• _TASK TO CARRY OUT_
Leave out every picture. Copy exactly the lines from the one holding "Write the React, TypeScript" through the one holding "import * as".

• _RECORDED DATA_
▼
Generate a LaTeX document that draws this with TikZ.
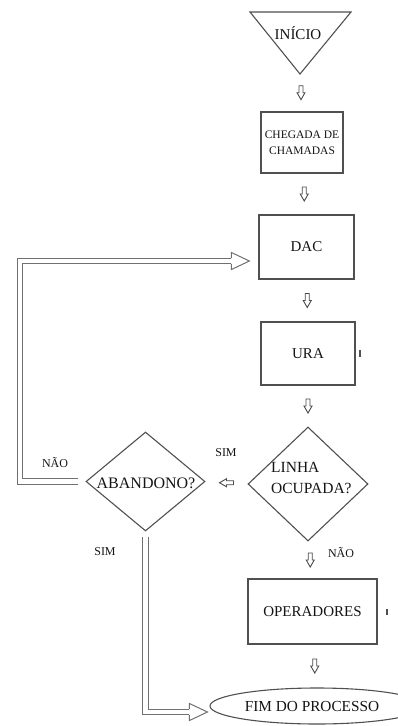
▲
▼
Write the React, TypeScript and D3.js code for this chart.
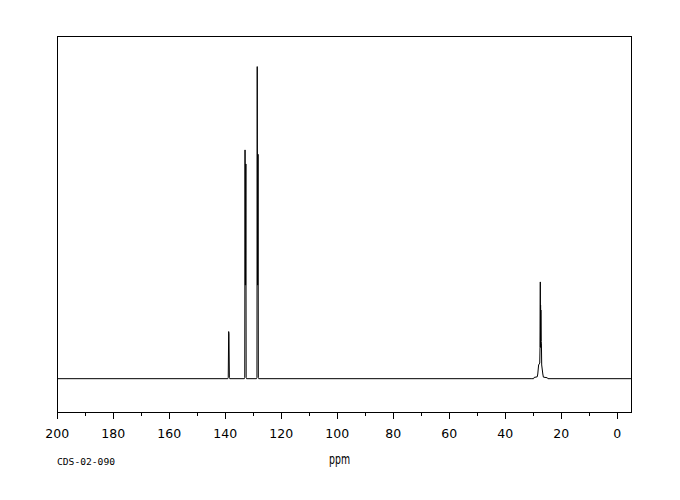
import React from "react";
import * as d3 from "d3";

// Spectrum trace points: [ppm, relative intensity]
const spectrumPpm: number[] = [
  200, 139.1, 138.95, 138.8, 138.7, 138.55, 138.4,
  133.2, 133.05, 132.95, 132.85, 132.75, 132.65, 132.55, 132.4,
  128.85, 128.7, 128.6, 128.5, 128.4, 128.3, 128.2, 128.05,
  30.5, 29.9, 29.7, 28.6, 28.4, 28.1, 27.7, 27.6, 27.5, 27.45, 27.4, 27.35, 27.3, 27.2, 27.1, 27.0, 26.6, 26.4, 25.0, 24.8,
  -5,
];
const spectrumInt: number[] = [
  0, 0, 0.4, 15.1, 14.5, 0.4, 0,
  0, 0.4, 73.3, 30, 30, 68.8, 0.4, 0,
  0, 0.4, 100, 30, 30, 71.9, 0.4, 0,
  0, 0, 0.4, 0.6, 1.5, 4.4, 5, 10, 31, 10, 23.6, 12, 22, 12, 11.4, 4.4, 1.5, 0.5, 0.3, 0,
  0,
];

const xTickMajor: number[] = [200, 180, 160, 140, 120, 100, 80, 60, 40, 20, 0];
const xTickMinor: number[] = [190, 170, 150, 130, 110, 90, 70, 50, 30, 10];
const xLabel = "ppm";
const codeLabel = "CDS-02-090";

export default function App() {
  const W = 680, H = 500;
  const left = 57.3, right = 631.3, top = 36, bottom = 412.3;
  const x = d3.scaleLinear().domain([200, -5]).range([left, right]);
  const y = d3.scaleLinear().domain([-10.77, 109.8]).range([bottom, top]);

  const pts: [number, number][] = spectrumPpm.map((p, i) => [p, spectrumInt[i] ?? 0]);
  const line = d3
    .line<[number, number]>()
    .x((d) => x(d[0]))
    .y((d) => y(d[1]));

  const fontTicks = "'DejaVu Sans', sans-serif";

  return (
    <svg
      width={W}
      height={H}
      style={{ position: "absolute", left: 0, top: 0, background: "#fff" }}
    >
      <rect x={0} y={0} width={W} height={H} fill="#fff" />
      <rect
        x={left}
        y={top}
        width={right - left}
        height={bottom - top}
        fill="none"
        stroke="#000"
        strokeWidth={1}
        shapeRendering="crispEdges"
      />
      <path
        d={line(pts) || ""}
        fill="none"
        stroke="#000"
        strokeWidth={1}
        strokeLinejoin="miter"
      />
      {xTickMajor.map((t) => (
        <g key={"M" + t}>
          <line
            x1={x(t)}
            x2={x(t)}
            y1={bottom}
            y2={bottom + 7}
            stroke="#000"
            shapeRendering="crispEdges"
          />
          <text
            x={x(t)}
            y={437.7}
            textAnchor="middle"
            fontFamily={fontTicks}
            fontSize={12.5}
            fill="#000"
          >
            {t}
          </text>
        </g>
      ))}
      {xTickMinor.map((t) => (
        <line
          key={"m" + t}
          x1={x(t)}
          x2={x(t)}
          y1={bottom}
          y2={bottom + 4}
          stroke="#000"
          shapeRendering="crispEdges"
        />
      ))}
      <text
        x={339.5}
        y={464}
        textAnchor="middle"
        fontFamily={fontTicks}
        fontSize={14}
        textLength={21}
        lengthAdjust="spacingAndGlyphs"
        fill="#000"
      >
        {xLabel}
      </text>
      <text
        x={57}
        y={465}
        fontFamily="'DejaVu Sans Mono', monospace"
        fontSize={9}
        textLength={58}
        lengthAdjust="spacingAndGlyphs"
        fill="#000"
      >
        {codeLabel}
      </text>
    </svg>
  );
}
▲
• _REPLY TO THE TASK_
Write the React, TypeScript and D3.js code for this chart.
import React from "react";
import * as d3 from "d3";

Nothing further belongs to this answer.